Il y a également d’autres sujets. On ne veut pas que l’écart entre le privé et le public continue de s’accroître, on veut également garder un bon dialogue social, un pouvoir d’achat acceptable, une politique fiscale juste, etc.

Le LCGB a revendiqué un nouveau droit de grève. Cela veut dire que vous désirez pouvoir faire grève plus facilement?

«Quand nous entamons des discussions syndicales, nous souhaitons trouver des solutions. Au Luxembourg, cela passe par un compromis. Mais un compromis, cela concerne chaque acteur de la négociation. Malheureusement, nous avons de plus en plus de dirigeants qui viennent d’au-delà de la Grande Région et qui pensent qu’au Luxembourg, on ne fait pas grève. Cela se voit dans les négociations et les revendications des directions. Il nous faut donc un autre droit de grève, moins complexe à mettre en œuvre pour justement montrer à ceux qui utilisent la paix sociale pour leurs intérêts qu’ils se trompent et que l’on peut faire grève. Sans porter de jugement sur ce qui se fait dans d’autres pays, avoir un nouveau droit de grève ne veut pas dire que nous allons pratiquer ce droit comme chez nos voisins.

Finalement, nous nous sommes juste défendus pour avoir notre droit de négocier.
Patrick Dury

Patrick DuryprésidentLCGB

L’entente syndicale n’est pas au beau fixe dans le secteur financier, avec une guerre entre les syndicats traditionnels, dont le LCGB, et l’Aleba. Est-ce que cette guerre n’est pas en défaveur des salariés d’un secteur qui est train de connaître plusieurs plans sociaux?

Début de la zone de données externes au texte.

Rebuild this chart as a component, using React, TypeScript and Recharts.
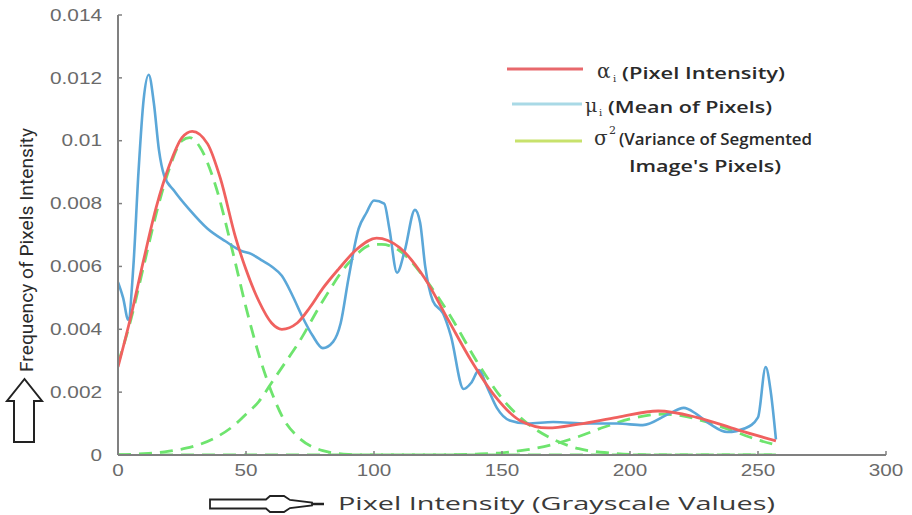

«Le LCGB veut travailler avec toutes les organisations syndicales du pays, et ce sans a priori. Nous sommes en faveur d’une bonne entente dans l’intérêt des salariés. La situation dans les banques est effectivement assez complexe. Le moment déclencheur vient du fait qu’un partenaire va négocier seul et présente aux deux autres un résultat. Il faut demander à l’Aleba ce qu’ils pensent de cette manœuvre. Ce n’est pas nous qui avons engendré cette situation. Nous avons été informés par la presse d’un résultat de principe au niveau de la convention collective. Je pense que l’on a des règles qui sont claires. Les organisations syndicales qui sont représentatives au niveau national ont le droit de négocier. Finalement, nous nous sommes juste défendus pour avoir notre droit de négocier.

Comme en 2014, vous étiez le seul candidat à votre succession et vous venez d’être réélu président du LCGB. Pourquoi personne ne se présente pour reprendre le poste?

«Pour être candidat, il faut être membre du comité central. De mon expérience, je ne sais pas s’il y a déjà eu plusieurs candidats à une élection de la présidence. Pourquoi c’est comme cela, je ne sais pas. Les premiers qui seraient naturellement appelés à déposer une candidature, ce sont les secrétaires syndicaux. Au sein du comité central, j’ai déposé ma candidature et il n’y avait pas d’autre candidature. Je pense que les organisations syndicales veulent donner des signes de stabilité, de force et de confiance dans le candidat qui se présente à ce poste.»